Navigating a brave new world

February 1, 2006

Perhaps there is no field in medicine like cosmetic dermatology, where scientific advances appear to run light-years ahead of ethical analyses f those changes.

Growing patient interest in the power of cosmetic interventions has led to an exponential market demand for fillers, lasers and injections of botulinum toxin. Almost every year there appear to be dramatic appearances of either new lasers or fillers. Currently, Food and Drug Administration (FDA) trials are being conducted evaluating botulinum toxins that may compete with Botox (Allergan).

New creams with a variety of growth factors are said to represent the fountain of youth. This explosive phenomenon may simply coincide with advances in the science of anti-aging. In the alternative, it all might be attributed to America's obsession with celebrity, youth and beauty.

Regardless of its etiology, cosmetic dermatology has gained a foothold in American medicine and culture. Its procedures are now an integral part of dermatologic practice. In fact, procedural dermatology is a newly recognized fellowship program that is now accepted by all of mainstream medicine. At the core of this post-dermatology residency training is not only Mohs skin cancer surgery, but also the myriad aspects of today's cosmetic dermatology.

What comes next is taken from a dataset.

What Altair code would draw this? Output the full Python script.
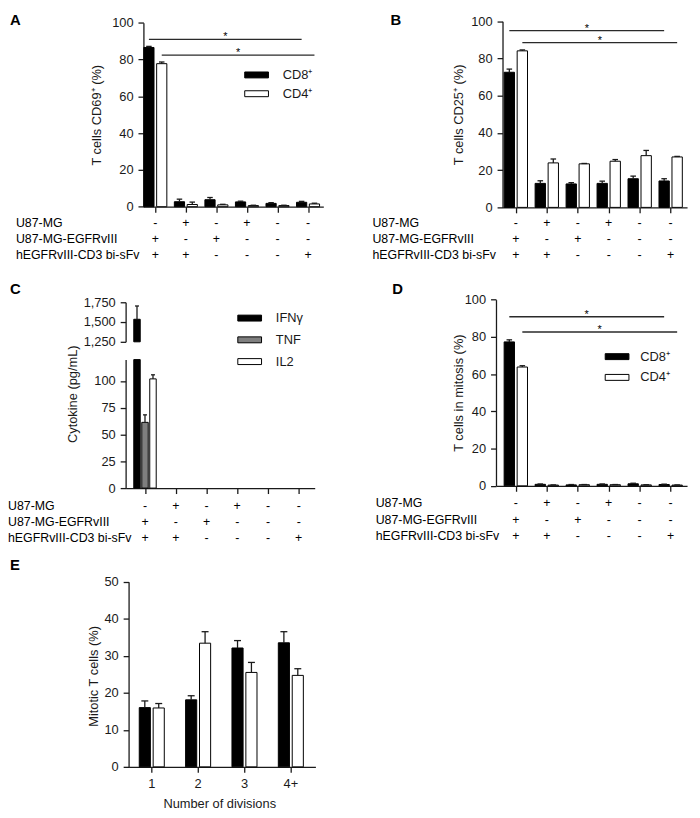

Because it is largely, if not exclusively, a fee-for-service business, cosmetic dermatology has become one of medicine's few remaining golden eggs. As is the nature of all occupations, where money goes, ethical questions are expected to follow.

Heightened obligations

A recent Archives of Dermatology article sparked a lively debate on such questions. A wide variety of new popular books have also begun to dissect critical issues about the preservation of youth. While critiques of cosmetic dermatology range from the conservative ("leave Mother Nature alone") to the feminist ("beauty infatuations subordinate women"), the inherent "goodness" of our field will ultimately be analyzed by others.

What is clear is that physicians who engage in cosmetic dermatology assume - or should assume - heightened obligations to patients. Hopefully, individual practitioners and professional societies can begin to address these concerns now - before the science of and the social demand for cosmetic procedures race so far ahead of the ethical analysis that it will never catch up.